═════ SOURCE MATERIAL ═════
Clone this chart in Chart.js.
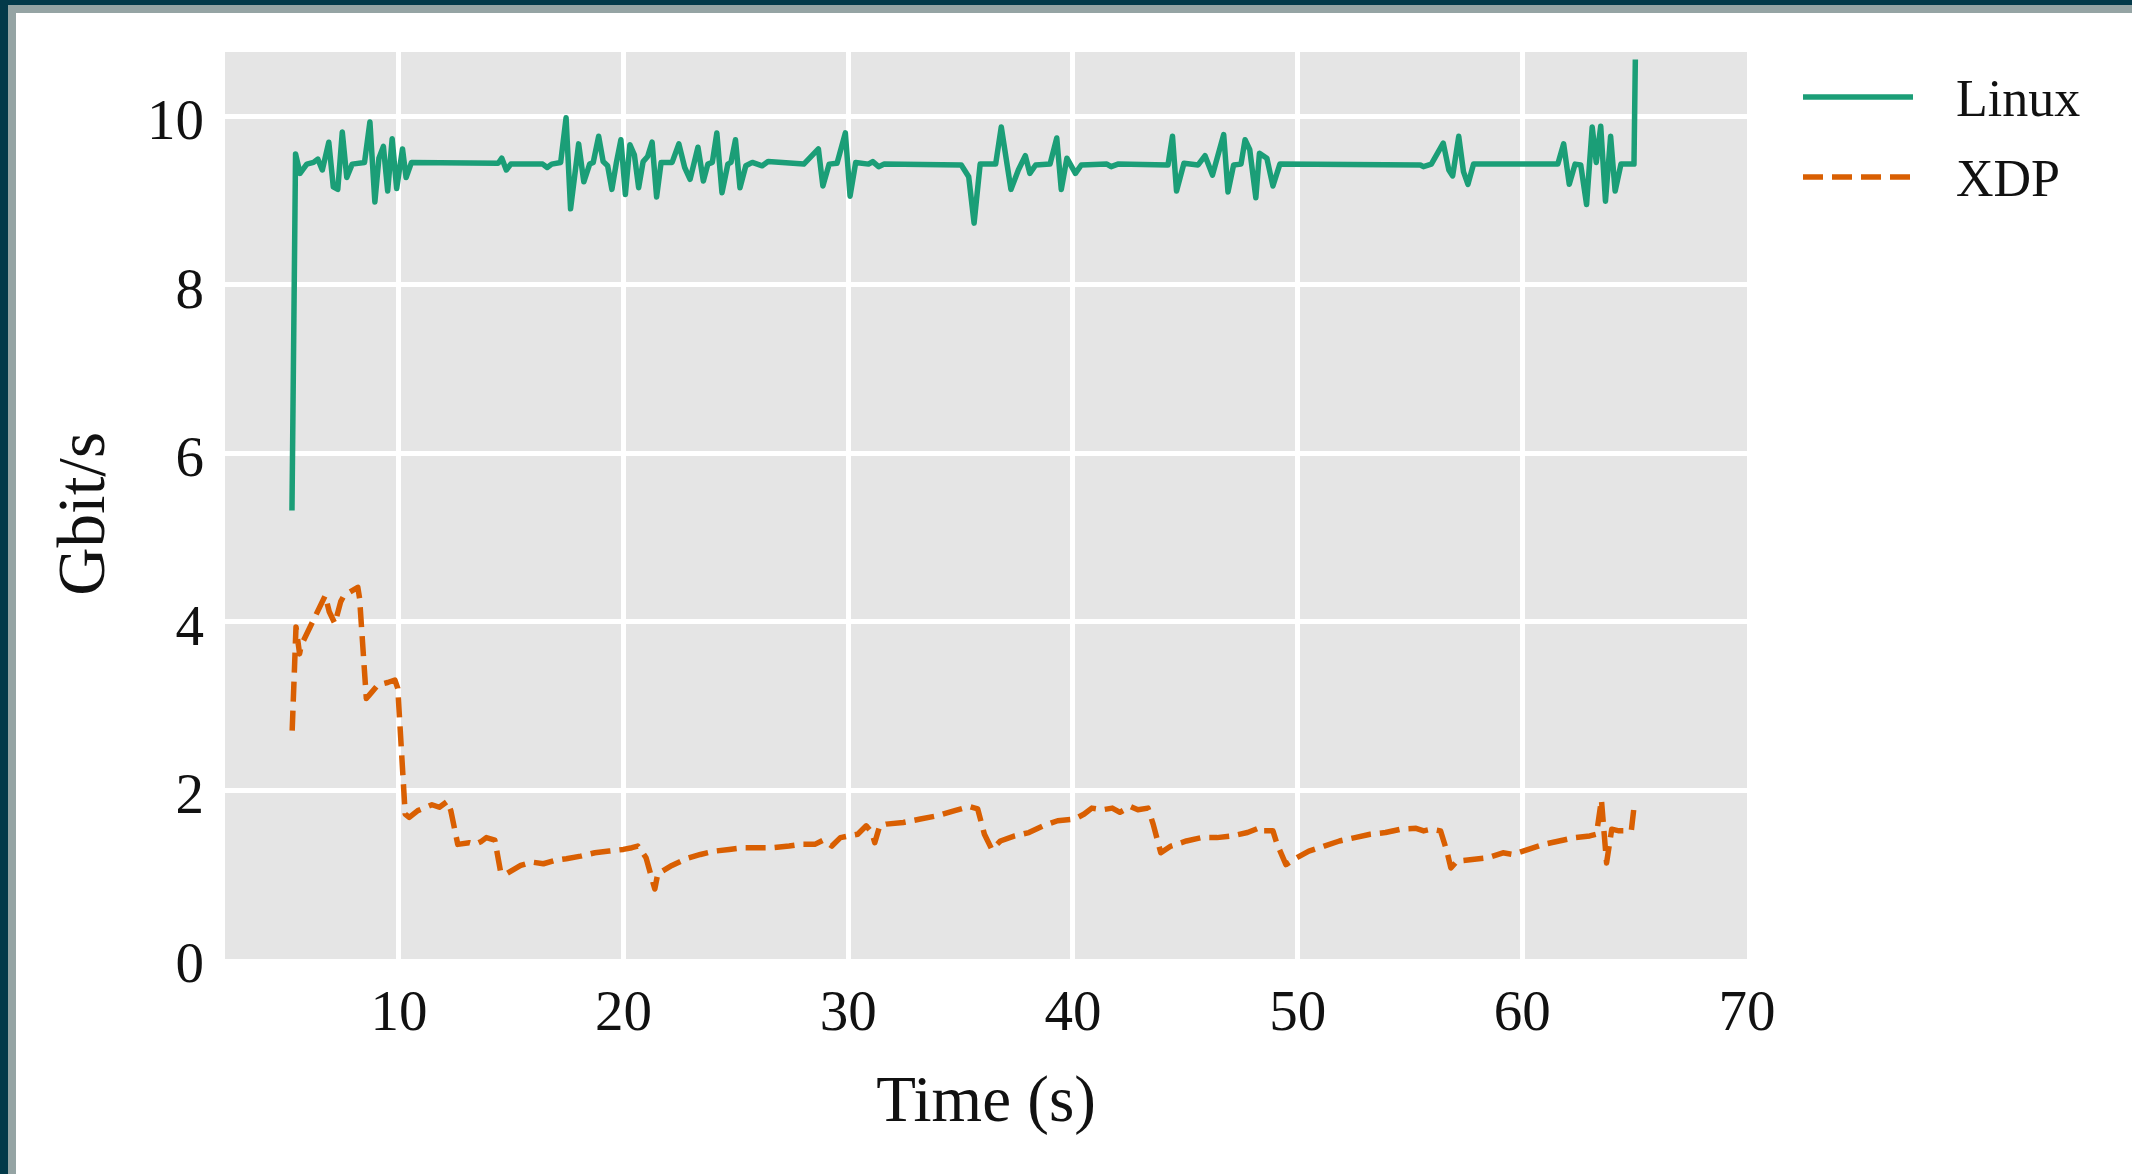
<!DOCTYPE html>
<html>
<head>
<meta charset="utf-8">
<title>Linux vs XDP throughput</title>
<script src="https://cdn.jsdelivr.net/npm/chart.js@4.4.1/dist/chart.umd.min.js"></script>
<style>
html, body { margin: 0; padding: 0; background: #fff; overflow: hidden; }
#frame { width: 2132px; height: 1174px; box-sizing: border-box; border-top: 5px solid #033a4a; border-left: 8px solid #033a4a; }
#inner { width: 2124px; height: 1169px; box-sizing: border-box; border-top: 8px solid #95a4a4; border-left: 8px solid #95a4a4; background: #fff; }
canvas { display: block; }
</style>
</head>
<body>
<div id="frame"><div id="inner"><canvas id="chart" width="2116" height="1161"></canvas></div></div>
<script>
// Linux throughput (Gbit/s) over time (s)
const linuxT = [5.24, 5.40, 5.60, 5.90, 6.20, 6.39, 6.59, 6.88, 7.08, 7.28, 7.48, 7.68, 7.92, 8.47, 8.71, 8.93, 9.11, 9.31, 9.50, 9.70,
  9.90, 10.16, 10.32, 10.56, 14.42, 14.58, 14.78, 14.98, 16.40, 16.60, 16.80, 17.20, 17.44, 17.64, 18.00, 18.23, 18.49, 18.65, 18.89, 19.09,
  19.29, 19.48, 19.68, 19.88, 20.08, 20.28, 20.48, 20.67, 20.87, 21.07, 21.27, 21.47, 21.67, 22.16, 22.46, 22.72, 22.96, 23.31, 23.55, 23.75,
  23.95, 24.15, 24.38, 24.64, 24.78, 24.98, 25.18, 25.44, 25.73, 26.17, 26.43, 28.02, 28.67, 28.87, 29.15, 29.50, 29.87, 30.08, 30.33, 30.90,
  31.09, 31.35, 31.60, 35.03, 35.36, 35.60, 35.87, 36.56, 36.81, 37.24, 37.57, 37.88, 38.08, 38.34, 38.98, 39.28, 39.48, 39.73, 40.11, 40.37,
  41.51, 41.70, 42.00, 44.23, 44.43, 44.61, 44.94, 45.57, 45.88, 46.21, 46.71, 46.90, 47.15, 47.48, 47.66, 47.87, 48.14, 48.30, 48.63, 48.90,
  49.21, 55.46, 55.60, 55.95, 56.48, 56.73, 56.90, 57.17, 57.38, 57.58, 57.83, 61.58, 61.84, 62.09, 62.35, 62.60, 62.86, 63.11, 63.29, 63.49,
  63.70, 63.93, 64.13, 64.39, 64.97, 65.03];
const linuxV = [5.32, 9.55, 9.32, 9.43, 9.45, 9.49, 9.36, 9.69, 9.16, 9.13, 9.81, 9.27, 9.43, 9.45, 9.93, 8.98, 9.50, 9.64, 9.11, 9.73,
  9.14, 9.61, 9.27, 9.45, 9.44, 9.50, 9.36, 9.43, 9.43, 9.39, 9.43, 9.45, 9.98, 8.90, 9.67, 9.22, 9.43, 9.45, 9.76, 9.46,
  9.41, 9.13, 9.45, 9.72, 9.07, 9.66, 9.54, 9.15, 9.46, 9.52, 9.69, 9.04, 9.45, 9.45, 9.67, 9.39, 9.25, 9.63, 9.23, 9.43,
  9.45, 9.80, 9.09, 9.43, 9.45, 9.72, 9.15, 9.41, 9.45, 9.41, 9.46, 9.43, 9.61, 9.17, 9.43, 9.44, 9.80, 9.05, 9.45, 9.43,
  9.46, 9.40, 9.43, 9.42, 9.28, 8.73, 9.43, 9.43, 9.87, 9.13, 9.36, 9.53, 9.32, 9.42, 9.43, 9.74, 9.13, 9.50, 9.32, 9.42,
  9.43, 9.40, 9.43, 9.42, 9.76, 9.11, 9.44, 9.42, 9.53, 9.30, 9.78, 9.10, 9.42, 9.43, 9.72, 9.60, 9.03, 9.56, 9.50, 9.17,
  9.43, 9.42, 9.40, 9.43, 9.68, 9.36, 9.29, 9.76, 9.34, 9.19, 9.43, 9.43, 9.67, 9.19, 9.43, 9.42, 8.95, 9.87, 9.45, 9.88,
  8.99, 9.76, 9.11, 9.43, 9.43, 10.67];

// XDP throughput (Gbit/s) over time (s)
const xdpT = [5.25, 5.42, 5.58, 5.65, 6.72, 6.90, 7.15, 7.41, 7.53, 7.79, 8.17, 8.25, 8.55, 8.68, 9.06, 9.50, 9.82, 9.95, 10.28, 10.46,
  10.84, 11.47, 11.80, 12.16, 12.31, 12.62, 13.13, 13.40, 13.64, 13.89, 14.27, 14.53, 14.78, 15.42, 15.92, 16.43, 16.94, 17.45, 18.09, 18.72,
  19.36, 19.99, 20.37, 20.63, 20.75, 21.00, 21.39, 21.52, 22.15, 22.79, 23.42, 24.06, 24.70, 25.33, 25.97, 26.60, 27.37, 27.87, 28.51, 28.89,
  29.27, 29.65, 30.42, 30.80, 31.05, 31.18, 31.40, 31.69, 32.45, 33.21, 33.98, 34.74, 35.38, 35.76, 36.06, 36.39, 36.77, 37.41, 38.04, 38.68,
  39.32, 40.08, 40.50, 40.84, 41.30, 41.75, 42.09, 42.55, 42.89, 43.34, 43.57, 43.91, 44.36, 45.05, 45.73, 46.41, 47.09, 47.77, 48.34, 48.45,
  48.90, 49.09, 49.48, 49.82, 50.50, 51.18, 51.86, 52.55, 53.23, 53.91, 54.59, 55.27, 55.61, 55.95, 56.36, 56.64, 56.82, 57.09, 57.77, 58.45,
  59.14, 59.59, 60.27, 60.95, 61.64, 62.32, 63.00, 63.30, 63.52, 63.75, 63.98, 64.30, 64.85, 65.00];
const xdpV = [2.71, 3.94, 3.62, 3.72, 4.31, 4.12, 3.98, 4.24, 4.30, 4.35, 4.41, 4.28, 3.09, 3.13, 3.25, 3.28, 3.31, 3.21, 1.72, 1.68,
  1.76, 1.83, 1.80, 1.87, 1.76, 1.36, 1.38, 1.36, 1.39, 1.44, 1.41, 1.03, 1.01, 1.11, 1.15, 1.13, 1.17, 1.19, 1.22, 1.26,
  1.28, 1.30, 1.32, 1.34, 1.30, 1.20, 0.83, 1.01, 1.11, 1.19, 1.24, 1.28, 1.30, 1.32, 1.32, 1.32, 1.34, 1.36, 1.36, 1.41,
  1.34, 1.44, 1.48, 1.58, 1.50, 1.38, 1.58, 1.60, 1.62, 1.66, 1.70, 1.76, 1.81, 1.78, 1.48, 1.30, 1.40, 1.46, 1.50, 1.58,
  1.64, 1.66, 1.72, 1.79, 1.77, 1.79, 1.74, 1.81, 1.77, 1.79, 1.60, 1.26, 1.34, 1.40, 1.44, 1.44, 1.46, 1.50, 1.56, 1.52,
  1.52, 1.36, 1.12, 1.18, 1.28, 1.34, 1.40, 1.44, 1.48, 1.50, 1.54, 1.55, 1.52, 1.54, 1.52, 1.28, 1.08, 1.16, 1.18, 1.20,
  1.26, 1.24, 1.30, 1.36, 1.40, 1.44, 1.46, 1.48, 1.89, 1.14, 1.54, 1.52, 1.52, 1.87];

const xTicks = [10, 20, 30, 40, 50, 60, 70];
const yTicks = [0, 2, 4, 6, 8, 10];

const serif = 'Liberation Serif';
const toPoints = (ts, vs) => ts.map((t, i) => ({ x: t, y: vs[i] }));

// grey panel behind the plot, ggplot style
const panelBackground = {
    id: 'panelBackground',
    beforeDraw(chart) {
        const { ctx, chartArea: a } = chart;
        ctx.save();
        ctx.fillStyle = '#e5e5e5';
        ctx.fillRect(a.left, a.top, a.right - a.left, a.bottom - a.top);
        ctx.restore();
    }
};

// legend to the right of the panel
const sideLegend = {
    id: 'sideLegend',
    afterDraw(chart) {
        const ctx = chart.ctx;
        const rows = [84, 164];
        ctx.save();
        chart.data.datasets.forEach((ds, i) => {
            const y = rows[i];
            ctx.strokeStyle = ds.borderColor;
            ctx.lineWidth = ds.borderWidth;
            ctx.lineCap = 'butt';
            ctx.setLineDash(ds.borderDash || []);
            ctx.beginPath();
            ctx.moveTo(1787, y);
            ctx.lineTo(1897, y);
            ctx.stroke();
            ctx.setLineDash([]);
            ctx.fillStyle = '#111';
            ctx.font = '52px "' + serif + '"';
            ctx.textBaseline = 'alphabetic';
            ctx.fillText(ds.label, 1940, y + 19);
        });
        ctx.restore();
    }
};

new Chart(document.getElementById('chart'), {
    type: 'line',
    data: {
        datasets: [
            {
                label: 'Linux',
                data: toPoints(linuxT, linuxV),
                borderColor: '#1b9e77',
                borderWidth: 5.5,
                borderJoinStyle: 'round',
                pointRadius: 0,
                tension: 0
            },
            {
                label: 'XDP',
                data: toPoints(xdpT, xdpV),
                borderColor: '#d95f02',
                borderWidth: 5.5,
                borderDash: [20, 9],
                borderJoinStyle: 'round',
                pointRadius: 0,
                tension: 0
            }
        ]
    },
    options: {
        responsive: false,
        animation: false,
        devicePixelRatio: 1,
        layout: { padding: { top: 39, right: 385, left: 0, bottom: 0 } },
        plugins: {
            legend: { display: false },
            tooltip: { enabled: false }
        },
        scales: {
            x: {
                type: 'linear',
                min: 2.26,
                max: 70,
                afterBuildTicks: s => { s.ticks = xTicks.map(v => ({ value: v })); },
                afterFit: s => { s.height = 215; s.paddingLeft = 0; s.paddingRight = 0; },
                grid: {
                    color: c => (c.tick && c.tick.value === 70) ? 'rgba(0,0,0,0)' : '#ffffff',
                    lineWidth: 5,
                    drawTicks: false
                },
                border: { display: false },
                ticks: {
                    color: '#111',
                    font: { family: serif, size: 57 },
                    padding: 22,
                    maxRotation: 0
                },
                title: {
                    display: true,
                    text: 'Time (s)',
                    color: '#111',
                    font: { family: serif, size: 65 },
                    padding: { top: 0, bottom: 31 }
                }
            },
            y: {
                min: 0,
                max: 10.76,
                afterBuildTicks: s => { s.ticks = yTicks.map(v => ({ value: v })); },
                afterFit: s => { s.width = 209; s.paddingTop = 0; s.paddingBottom = 0; },
                grid: {
                    color: c => (c.tick && c.tick.value === 0) ? 'rgba(0,0,0,0)' : '#ffffff',
                    lineWidth: 5,
                    drawTicks: false
                },
                border: { display: false },
                ticks: {
                    color: '#111',
                    font: { family: serif, size: 57 },
                    padding: 21,
                    labelOffset: 8
                },
                title: {
                    display: true,
                    // trailing space nudges the rotated label slightly down, as in the original
                    text: 'Gbit/s ',
                    color: '#111',
                    font: { family: serif, size: 67 },
                    padding: { top: 30, bottom: 0 }
                }
            }
        }
    },
    plugins: [panelBackground, sideLegend]
});
</script>
</body>
</html>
═════
Wherever the word "chart" occurs in a line of the listing, copy that line.

* [CORRECT RESULT]:
Clone this chart in Chart.js.
<script src="https://cdn.jsdelivr.net/npm/chart.js@4.4.1/dist/chart.umd.min.js"></script>
<div id="frame"><div id="inner"><canvas id="chart" width="2116" height="1161"></canvas></div></div>
    beforeDraw(chart) {
        const { ctx, chartArea: a } = chart;
    afterDraw(chart) {
        const ctx = chart.ctx;
        chart.data.datasets.forEach((ds, i) => {
new Chart(document.getElementById('chart'), {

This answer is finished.